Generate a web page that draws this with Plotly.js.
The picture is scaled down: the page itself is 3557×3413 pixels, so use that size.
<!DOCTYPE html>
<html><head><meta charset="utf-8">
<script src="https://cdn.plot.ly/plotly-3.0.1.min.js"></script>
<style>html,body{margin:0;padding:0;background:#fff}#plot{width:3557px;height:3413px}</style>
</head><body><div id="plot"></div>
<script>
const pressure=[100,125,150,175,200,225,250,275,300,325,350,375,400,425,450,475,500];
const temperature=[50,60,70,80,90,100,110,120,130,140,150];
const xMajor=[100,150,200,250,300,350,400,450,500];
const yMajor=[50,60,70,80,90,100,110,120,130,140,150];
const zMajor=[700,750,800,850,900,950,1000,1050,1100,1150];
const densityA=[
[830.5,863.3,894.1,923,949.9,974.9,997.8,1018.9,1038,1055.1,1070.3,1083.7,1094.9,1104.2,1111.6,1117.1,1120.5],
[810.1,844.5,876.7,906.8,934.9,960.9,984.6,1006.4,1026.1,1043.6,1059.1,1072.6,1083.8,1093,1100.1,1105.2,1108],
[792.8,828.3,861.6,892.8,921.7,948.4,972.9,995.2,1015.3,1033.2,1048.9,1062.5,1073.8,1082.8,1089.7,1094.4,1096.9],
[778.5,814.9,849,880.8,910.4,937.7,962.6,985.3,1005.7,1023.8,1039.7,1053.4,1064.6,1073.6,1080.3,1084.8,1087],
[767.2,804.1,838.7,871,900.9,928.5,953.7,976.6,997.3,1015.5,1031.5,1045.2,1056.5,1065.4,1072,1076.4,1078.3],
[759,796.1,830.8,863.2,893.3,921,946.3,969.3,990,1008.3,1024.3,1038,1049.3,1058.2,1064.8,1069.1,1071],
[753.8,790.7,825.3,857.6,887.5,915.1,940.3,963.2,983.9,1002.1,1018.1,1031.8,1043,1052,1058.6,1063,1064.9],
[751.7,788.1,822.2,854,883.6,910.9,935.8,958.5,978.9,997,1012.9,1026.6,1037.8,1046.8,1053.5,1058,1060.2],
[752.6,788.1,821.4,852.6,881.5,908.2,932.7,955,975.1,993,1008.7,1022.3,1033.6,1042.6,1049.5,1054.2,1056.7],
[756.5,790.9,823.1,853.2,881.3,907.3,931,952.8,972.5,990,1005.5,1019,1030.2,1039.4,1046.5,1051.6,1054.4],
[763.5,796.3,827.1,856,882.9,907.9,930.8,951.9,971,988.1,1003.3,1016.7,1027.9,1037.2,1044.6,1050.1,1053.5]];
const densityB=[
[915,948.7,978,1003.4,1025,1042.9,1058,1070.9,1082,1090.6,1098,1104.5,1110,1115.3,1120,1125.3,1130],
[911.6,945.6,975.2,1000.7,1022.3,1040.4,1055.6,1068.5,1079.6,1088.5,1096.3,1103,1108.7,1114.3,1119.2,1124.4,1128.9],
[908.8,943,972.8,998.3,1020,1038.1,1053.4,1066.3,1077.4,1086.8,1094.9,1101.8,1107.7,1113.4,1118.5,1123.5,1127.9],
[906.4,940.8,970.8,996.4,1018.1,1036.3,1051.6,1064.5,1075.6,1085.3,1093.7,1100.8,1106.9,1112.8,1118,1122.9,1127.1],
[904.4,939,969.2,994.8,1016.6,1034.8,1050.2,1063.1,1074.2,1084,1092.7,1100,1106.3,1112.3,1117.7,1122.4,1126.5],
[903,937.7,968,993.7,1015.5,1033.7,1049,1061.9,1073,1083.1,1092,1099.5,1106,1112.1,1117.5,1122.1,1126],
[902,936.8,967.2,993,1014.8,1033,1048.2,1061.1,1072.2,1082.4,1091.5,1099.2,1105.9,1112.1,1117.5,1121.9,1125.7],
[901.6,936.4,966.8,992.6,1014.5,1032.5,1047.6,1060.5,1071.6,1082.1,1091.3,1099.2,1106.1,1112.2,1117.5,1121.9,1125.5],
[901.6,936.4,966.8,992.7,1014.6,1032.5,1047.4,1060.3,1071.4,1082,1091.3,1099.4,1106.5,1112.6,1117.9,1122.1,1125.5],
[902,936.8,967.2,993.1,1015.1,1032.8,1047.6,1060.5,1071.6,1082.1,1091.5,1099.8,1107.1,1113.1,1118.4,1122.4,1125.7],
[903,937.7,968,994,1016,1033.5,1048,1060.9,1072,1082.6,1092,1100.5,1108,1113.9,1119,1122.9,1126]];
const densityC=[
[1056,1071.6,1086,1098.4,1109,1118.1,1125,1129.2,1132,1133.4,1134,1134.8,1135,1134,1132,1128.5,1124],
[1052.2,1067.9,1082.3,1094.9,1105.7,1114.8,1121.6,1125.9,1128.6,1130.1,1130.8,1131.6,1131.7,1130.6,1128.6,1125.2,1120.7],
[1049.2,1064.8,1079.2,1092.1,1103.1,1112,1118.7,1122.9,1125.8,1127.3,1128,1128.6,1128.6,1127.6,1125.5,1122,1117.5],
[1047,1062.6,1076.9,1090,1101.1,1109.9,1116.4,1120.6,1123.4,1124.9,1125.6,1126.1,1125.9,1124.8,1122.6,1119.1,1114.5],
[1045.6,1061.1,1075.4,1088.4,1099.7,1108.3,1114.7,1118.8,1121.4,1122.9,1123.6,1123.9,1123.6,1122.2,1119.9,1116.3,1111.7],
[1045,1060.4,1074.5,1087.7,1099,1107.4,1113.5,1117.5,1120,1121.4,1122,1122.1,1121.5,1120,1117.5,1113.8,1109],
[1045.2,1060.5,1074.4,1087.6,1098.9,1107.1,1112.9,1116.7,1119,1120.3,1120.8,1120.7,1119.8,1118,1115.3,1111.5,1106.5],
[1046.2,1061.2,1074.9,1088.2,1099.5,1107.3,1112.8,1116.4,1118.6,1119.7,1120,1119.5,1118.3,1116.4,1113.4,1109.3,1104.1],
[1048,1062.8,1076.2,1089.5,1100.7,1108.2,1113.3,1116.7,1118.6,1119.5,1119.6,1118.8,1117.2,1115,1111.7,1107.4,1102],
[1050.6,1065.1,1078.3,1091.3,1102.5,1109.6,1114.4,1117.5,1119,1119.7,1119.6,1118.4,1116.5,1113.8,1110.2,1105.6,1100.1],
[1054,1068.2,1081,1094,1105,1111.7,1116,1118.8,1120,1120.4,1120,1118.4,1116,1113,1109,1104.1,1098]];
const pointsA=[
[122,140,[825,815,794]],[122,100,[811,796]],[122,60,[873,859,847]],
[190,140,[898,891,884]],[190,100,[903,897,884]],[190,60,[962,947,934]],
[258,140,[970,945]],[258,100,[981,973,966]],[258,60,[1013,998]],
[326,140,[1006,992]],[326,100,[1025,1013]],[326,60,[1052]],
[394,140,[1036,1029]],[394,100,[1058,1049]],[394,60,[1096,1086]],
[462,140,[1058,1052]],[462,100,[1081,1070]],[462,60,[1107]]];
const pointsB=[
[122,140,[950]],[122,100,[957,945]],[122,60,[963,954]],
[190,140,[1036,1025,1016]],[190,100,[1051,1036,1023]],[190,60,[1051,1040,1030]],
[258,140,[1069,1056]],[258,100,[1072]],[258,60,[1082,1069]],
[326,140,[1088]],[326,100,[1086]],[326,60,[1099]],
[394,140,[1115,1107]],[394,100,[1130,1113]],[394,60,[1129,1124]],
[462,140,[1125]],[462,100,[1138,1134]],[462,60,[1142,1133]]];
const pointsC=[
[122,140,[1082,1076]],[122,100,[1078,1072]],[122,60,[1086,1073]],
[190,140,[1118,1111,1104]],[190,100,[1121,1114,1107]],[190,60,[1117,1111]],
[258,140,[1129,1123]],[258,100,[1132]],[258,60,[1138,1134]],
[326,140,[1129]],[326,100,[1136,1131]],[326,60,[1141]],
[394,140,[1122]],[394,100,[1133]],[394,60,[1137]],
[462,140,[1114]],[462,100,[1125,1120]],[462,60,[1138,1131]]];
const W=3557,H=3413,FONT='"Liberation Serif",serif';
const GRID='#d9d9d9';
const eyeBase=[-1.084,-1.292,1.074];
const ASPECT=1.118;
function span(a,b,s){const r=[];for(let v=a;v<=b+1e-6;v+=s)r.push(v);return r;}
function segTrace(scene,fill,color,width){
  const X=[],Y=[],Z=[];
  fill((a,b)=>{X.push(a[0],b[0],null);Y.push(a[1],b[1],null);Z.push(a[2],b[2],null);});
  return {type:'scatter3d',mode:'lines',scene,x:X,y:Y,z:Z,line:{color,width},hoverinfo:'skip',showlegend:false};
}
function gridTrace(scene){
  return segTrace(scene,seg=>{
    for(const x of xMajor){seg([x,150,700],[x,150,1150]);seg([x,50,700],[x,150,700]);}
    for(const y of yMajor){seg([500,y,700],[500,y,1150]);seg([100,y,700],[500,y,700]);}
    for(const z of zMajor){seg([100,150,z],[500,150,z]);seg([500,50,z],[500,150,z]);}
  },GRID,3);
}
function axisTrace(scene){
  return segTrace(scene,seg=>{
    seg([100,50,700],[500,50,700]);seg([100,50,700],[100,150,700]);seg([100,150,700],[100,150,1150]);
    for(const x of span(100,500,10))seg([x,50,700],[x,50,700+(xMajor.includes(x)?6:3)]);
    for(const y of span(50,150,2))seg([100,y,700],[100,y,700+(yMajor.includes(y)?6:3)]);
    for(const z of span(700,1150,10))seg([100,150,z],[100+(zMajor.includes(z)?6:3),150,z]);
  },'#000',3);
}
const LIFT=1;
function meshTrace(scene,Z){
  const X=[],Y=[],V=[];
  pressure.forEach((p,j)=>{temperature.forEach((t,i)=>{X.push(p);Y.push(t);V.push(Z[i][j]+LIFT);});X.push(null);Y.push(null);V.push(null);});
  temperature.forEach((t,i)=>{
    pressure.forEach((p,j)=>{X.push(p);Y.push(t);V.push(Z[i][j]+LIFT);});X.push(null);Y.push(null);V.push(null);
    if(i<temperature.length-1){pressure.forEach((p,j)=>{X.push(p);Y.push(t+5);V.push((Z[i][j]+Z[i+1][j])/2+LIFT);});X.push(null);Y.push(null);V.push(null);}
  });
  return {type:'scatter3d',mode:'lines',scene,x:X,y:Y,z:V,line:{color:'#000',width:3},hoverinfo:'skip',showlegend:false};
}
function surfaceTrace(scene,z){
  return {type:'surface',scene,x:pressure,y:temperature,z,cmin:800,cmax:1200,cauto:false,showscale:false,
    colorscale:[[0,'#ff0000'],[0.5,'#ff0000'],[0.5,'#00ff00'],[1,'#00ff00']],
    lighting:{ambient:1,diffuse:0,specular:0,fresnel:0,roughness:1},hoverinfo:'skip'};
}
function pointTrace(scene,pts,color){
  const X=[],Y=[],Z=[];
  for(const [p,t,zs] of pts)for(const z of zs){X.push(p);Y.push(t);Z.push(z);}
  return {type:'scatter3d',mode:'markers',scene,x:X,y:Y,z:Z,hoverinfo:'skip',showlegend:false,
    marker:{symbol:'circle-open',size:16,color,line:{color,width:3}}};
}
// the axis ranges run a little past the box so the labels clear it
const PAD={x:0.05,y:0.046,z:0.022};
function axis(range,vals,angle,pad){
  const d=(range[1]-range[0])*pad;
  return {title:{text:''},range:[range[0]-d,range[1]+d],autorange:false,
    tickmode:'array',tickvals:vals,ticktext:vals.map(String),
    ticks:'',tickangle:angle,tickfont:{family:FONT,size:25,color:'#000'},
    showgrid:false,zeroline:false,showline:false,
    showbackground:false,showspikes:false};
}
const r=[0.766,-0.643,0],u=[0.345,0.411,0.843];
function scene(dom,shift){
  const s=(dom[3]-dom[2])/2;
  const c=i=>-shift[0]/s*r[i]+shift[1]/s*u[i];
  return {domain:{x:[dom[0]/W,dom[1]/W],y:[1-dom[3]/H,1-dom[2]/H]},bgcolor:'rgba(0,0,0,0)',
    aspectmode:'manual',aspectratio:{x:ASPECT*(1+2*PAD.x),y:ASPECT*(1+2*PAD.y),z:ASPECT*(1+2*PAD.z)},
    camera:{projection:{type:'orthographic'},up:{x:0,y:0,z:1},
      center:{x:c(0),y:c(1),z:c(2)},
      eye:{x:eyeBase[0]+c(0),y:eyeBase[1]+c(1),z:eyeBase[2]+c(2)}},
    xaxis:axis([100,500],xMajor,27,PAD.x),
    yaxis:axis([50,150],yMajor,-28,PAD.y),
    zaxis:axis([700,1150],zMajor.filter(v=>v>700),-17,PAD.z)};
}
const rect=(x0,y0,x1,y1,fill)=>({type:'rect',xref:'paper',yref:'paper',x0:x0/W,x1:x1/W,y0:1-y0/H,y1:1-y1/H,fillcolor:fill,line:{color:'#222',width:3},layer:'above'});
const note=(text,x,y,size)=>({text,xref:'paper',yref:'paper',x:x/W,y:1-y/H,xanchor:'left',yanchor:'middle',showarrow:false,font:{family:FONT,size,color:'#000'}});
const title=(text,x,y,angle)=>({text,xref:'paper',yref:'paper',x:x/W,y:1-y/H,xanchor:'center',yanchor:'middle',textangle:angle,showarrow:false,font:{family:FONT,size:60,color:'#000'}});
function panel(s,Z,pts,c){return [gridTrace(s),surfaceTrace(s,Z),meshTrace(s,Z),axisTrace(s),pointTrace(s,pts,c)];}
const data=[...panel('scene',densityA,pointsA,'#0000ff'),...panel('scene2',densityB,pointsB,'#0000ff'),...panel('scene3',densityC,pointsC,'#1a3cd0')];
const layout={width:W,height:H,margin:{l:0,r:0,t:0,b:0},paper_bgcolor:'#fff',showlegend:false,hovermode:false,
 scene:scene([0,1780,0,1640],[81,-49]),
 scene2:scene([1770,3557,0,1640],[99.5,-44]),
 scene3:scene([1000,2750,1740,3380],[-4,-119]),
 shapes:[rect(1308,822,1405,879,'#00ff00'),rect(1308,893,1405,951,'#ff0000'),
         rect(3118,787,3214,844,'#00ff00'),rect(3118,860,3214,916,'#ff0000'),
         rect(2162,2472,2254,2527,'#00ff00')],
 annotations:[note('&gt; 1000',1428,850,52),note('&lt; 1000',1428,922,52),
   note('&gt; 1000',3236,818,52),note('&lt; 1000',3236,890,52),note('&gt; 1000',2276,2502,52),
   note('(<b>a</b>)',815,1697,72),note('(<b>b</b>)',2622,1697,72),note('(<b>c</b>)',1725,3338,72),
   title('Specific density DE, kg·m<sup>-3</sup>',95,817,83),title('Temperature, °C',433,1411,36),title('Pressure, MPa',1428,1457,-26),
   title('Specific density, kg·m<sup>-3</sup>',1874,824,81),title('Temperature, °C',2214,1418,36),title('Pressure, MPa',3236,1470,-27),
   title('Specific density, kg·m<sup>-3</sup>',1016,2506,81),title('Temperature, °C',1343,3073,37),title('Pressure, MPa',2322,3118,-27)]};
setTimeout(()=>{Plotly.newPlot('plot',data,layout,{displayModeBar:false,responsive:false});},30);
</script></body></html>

--*--

Count how many lines hold the string "page" and give that number alone.

EXERCISE ANSWER> 2